Mirati’s drug, called adagrasib, is particularly closely watched. After Lumakras, which won U.S. approval earlier this year, it’s the most advanced experimental drug targeting a cancer-linked gene called KRAS that’s often mutated in tumors of the lung, colon and pancreas. Only recently, after decades of unsuccessful attempts, have researchers discovered ways to effectively target KRAS mutations in cancer.

A handful of drugmakers, including Novartis, Johnson & Johnson, Roche and Boehringer Ingelheim, now aim to follow in Amgen’s footsteps, with Mirati the furthest along. In September, the biotech released Phase 2 study results showing treatment with adagrasib led to partial tumor responses in 43% of patients with previously treated non-small cell lung cancer.

Other data unveiled at the same time suggested adagrasib could match or potentially surpass Lumakras’s efficacy in colon cancer.

While Lumakras and adagrasib represent major advances in targeting KRAS-driven cancers, both are only modestly effective in keeping tumors in check and don’t work in a majority of patients. Amgen and Mirati, along with other developers, are therefore investing considerable resources in exploring combination treatments.
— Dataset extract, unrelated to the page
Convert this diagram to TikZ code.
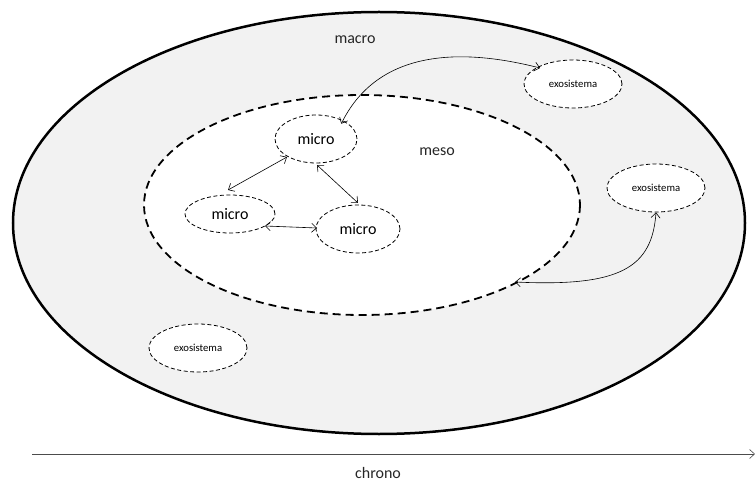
\documentclass[tikz,border=0pt]{standalone}
\usepackage{fontspec}
\setmainfont{Carlito}
\usetikzlibrary{arrows.meta,shapes.geometric}
\definecolor{ringgray}{HTML}{F2F2F2}
\begin{document}
\begin{tikzpicture}[x=1pt,y=-1pt,
  >={Straight Barb[length=5pt,width=9pt]},
  level/.style={ellipse, draw, fill=white, dashed, line width=0.8pt,
    dash pattern=on 4pt off 2.5pt, inner sep=0pt, font=\fontsize{16}{18}\selectfont},
  exo/.style={level, font=\fontsize{10.7}{12}\selectfont},
  link/.style={<->, line width=0.6pt},
  label/.style={font=\fontsize{16}{18}\selectfont, text=black!85}]
\useasboundingbox (0,0) rectangle (755,481);
% macro system
\draw[line width=2.5pt, fill=ringgray] (379,223) ellipse [x radius=366, y radius=211];
% meso system
\draw[line width=1.8pt, fill=white, dash pattern=on 8pt off 5pt] (362,205) ellipse [x radius=218, y radius=110];
\node[label] (macro) at (355,40) {macro};
\node[label] (meso) at (437,152) {meso};
% micro systems
\node[level, minimum width=82pt, minimum height=48pt] (m1) at (316,139) {micro};
\node[level, minimum width=90pt, minimum height=38pt] (m2) at (230,214) {micro};
\node[level, minimum width=84pt, minimum height=48pt] (m3) at (358,229) {micro};
% exosystems
\node[exo, minimum width=98pt, minimum height=48pt] (e1) at (573,84) {exosistema};
\node[exo, minimum width=98pt, minimum height=48pt] (e2) at (656,188) {exosistema};
\node[exo, minimum width=98pt, minimum height=48pt] (e3) at (198,348) {exosistema};
% relations
\draw[link] (m1.north east) ++(-4,2) coordinate (a1)
  (a1) .. controls (375,55) and (450,45) .. (540,68);
\draw[link] ([shift={(-29,18)}]m1.center) -- ([shift={(-2,-24)}]m2.center);
\draw[link] ([shift={(1,26)}]m1.center) -- ([shift={(0,-26)}]m3.center);
\draw[link] ([shift={(35,12)}]m2.center) -- ([shift={(-41,-1)}]m3.center);
\coordinate (mesoedge) at (515,282);
\draw[link] (e2.south) .. controls (652,268) and (620,287) .. (mesoedge);
% time axis
\coordinate (t0) at (32,454);
\coordinate (t1) at (755,454);
\draw[->, line width=0.6pt, black!70] (t0) -- (t1);
\node[label] (chrono) at (378,473) {chrono};
\end{tikzpicture}
\end{document}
The data released Monday are the first from Mirati and give it a slight head start on Amgen, which doesn’t expect trial results for Lumakras and Keytruda until the first half of next year. But the small number of patients included mean definitive conclusions are difficult to reach. Moreover, the response rates could change as more participants in the study are treated or are followed for longer.

Five of the seven patients evaluated for Monday’s update remained on treatment, with a median follow-up of just under 10 months, Mirati said.

The response rate — four of seven had confirmed partial responses — just about matches the bar of between 50% to 60% that analysts at SVB Leerink set for success in a Nov. 1 note to clients. The number of patients included in the update is less than some other analysts had expected, however, and Mirati did not break out subgroups by expression of a protein associated with immunotherapy response.

A larger Phase 2 trial of the two drugs together in previously untreated advanced lung cancer is ongoing and data is expected in the second half of next year.

For Mirati, the update comes amid significant upheaval in the company’s leadership. In September, David Meek, a former chief executive at Ipsen and FerGene, was appointed as Mirati’s CEO, taking over for Charles Baum. Then, on Nov. 1, the company announced its chief operating officer and chief medical officer were both stepping down.

Shares in Mirati, which is worth about $8 billion, have declined by nearly 30% to date this year.

Mirati expects to finish filing an application with the Food and Drug Administration for approval of adagrasib in patients with previously treated non-small cell lung cancer by the end of the year.